Ms Taeburi said the fact Latif requires a work permit and an employment visa to work in this country can only mean he is not a citizen of this country.

“If he honestly believed that he was entitled to register and to vote given that he is a citizen of Solomon Islands by marriage, why did he apply to have his passport renewed?

“Why did he apply for a work permit and an employment visa?

“His argument does not reason with common sense,” Ms Taeburi said.

Ms Taeburi said she found Latif to be an educated person and understands his legal obligations.

She said Latif testified in court that before he came to the Solomon Islands he had lived and worked several other countries including Dubai, Libya and Qatar for several years.

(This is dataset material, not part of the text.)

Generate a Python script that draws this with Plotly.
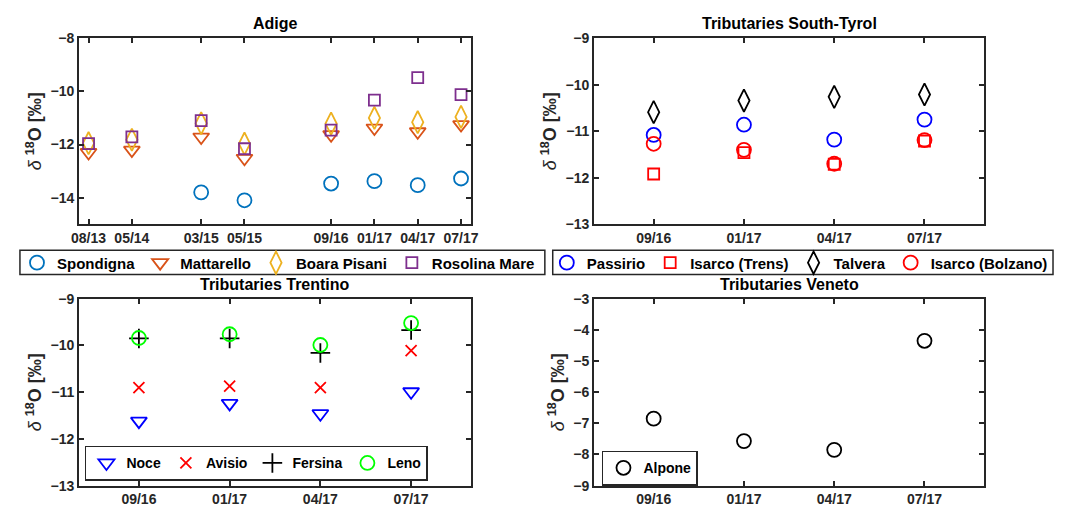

“These countries have their own laws on immigration and foreign immigrants obtaining residence and employment permits.

“Obviously, the accused must have satisfied legal requirements on immigration and employment to have lived and worked in these countries for several years.

“This shows that he is a person who is exposed to different immigration laws of different countries and a person who has an adequate understanding of his legal obligations as an immigrant in a foreign country.”

Ms Taeburi said Latif also operates four businesses in the Solomon Islands.

“I cannot accept that a person with that background and that level of education and understanding would be so ignorant as to his legal obligations in the Solomon Islands.”

For these reasons Ms Taeburi said she was satisfied beyond a reasonable doubt that the prosecution has proved that Latif did not act under an honest and reasonable belief.

Sentencing submissions and mitigation on Latif’s case will be made in court tomorrow.